Except that Schieffer too, like his earlier 2012 debate moderator counterparts, didn’t do so.
Oh yes, lest we forget. It’s not like the climate issue was completely missing-in-action during the presidential debates, even if the term itself was nowhere to be found. What close observer of things climate and presidential could miss the circuitous references when a New York “undecided” asked the presidential candidates during their second debate about rising costs at the gas pump?
Their answers seemed straight out of Alice in Wonderland as candidate Romney and President Obama sparred over — get this — who could get the most energy production out of federal lands. As in the people’s parks, forests, and waters.
Pointing to his administration’s having boosted oil production “to the highest levels in 16 years” and with natural gas production “the highest it’s been in decades,” President Obama raved about “increases in coal production and coal employment” during his first term, all those industry-paid ads decrying his “war on coal” to the contrary. He unabashedly used the “clean coal” jargon.
As for Governor Romney, he wanted to score points by bemoaning the Obama administration’s having increased oil production, “but none of it came on federal land.” He flagged an Obama administration criminal proceeding against oil drilling in North Dakota simply because “20 or 25 birds were killed,” violating migratory bird legislation.
“This has not been Mr.
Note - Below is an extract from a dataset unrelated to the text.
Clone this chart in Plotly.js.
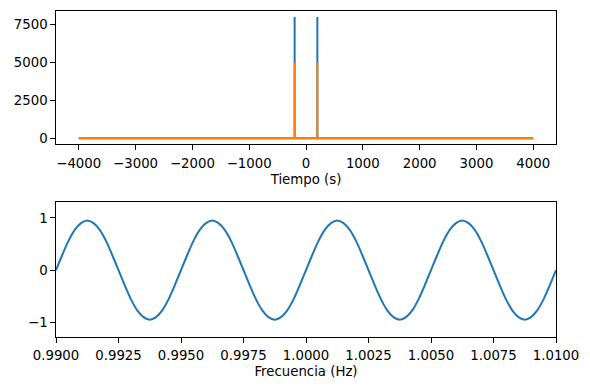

Oil, or Mr. Gas, or Mr. Coal,” Romney yelped at one point, just shortly before asking rhetorically, in the case of the XL pipeline permitting, “How in the world the President said no to that pipeline? I will never know.”
Which left the President again boasting of his administration’s efforts to drill on federal lands. “We’ve opened up public lands,” he cheered. “We’re actually drilling more on public lands than in the previous administration, and my, the previous president, was an oil man.”
Obama at places tried to put the exchange into the context of pushing also for renewable energy supplies, but to say it was all a bit Orwellian may strike many as an understatement.
That was about it for climate in the nationally televised presidential debates, leading to an October 23 politico.com headline reading “Climate change still a no-show at debates.” Despite scientists’ warnings of “a global climate crisis,” reporter Andrew Restuccia wrote … “You wouldn’t know it from listening to the presidential debates.”
From overseas, the Guardian in the United Kingdom also was among a number of news outlets commenting on the absence of climate change in the election season. The Guardian’s U.S. environment correspondent, Suzanne Goldenberg wrote of climate change as “the great unmentionable of this election campaign.”
Nothing could have more pleased those policy wonks dismissive of the climate science, of course. Could just be that they’re still dancing in the streets over the climate silence.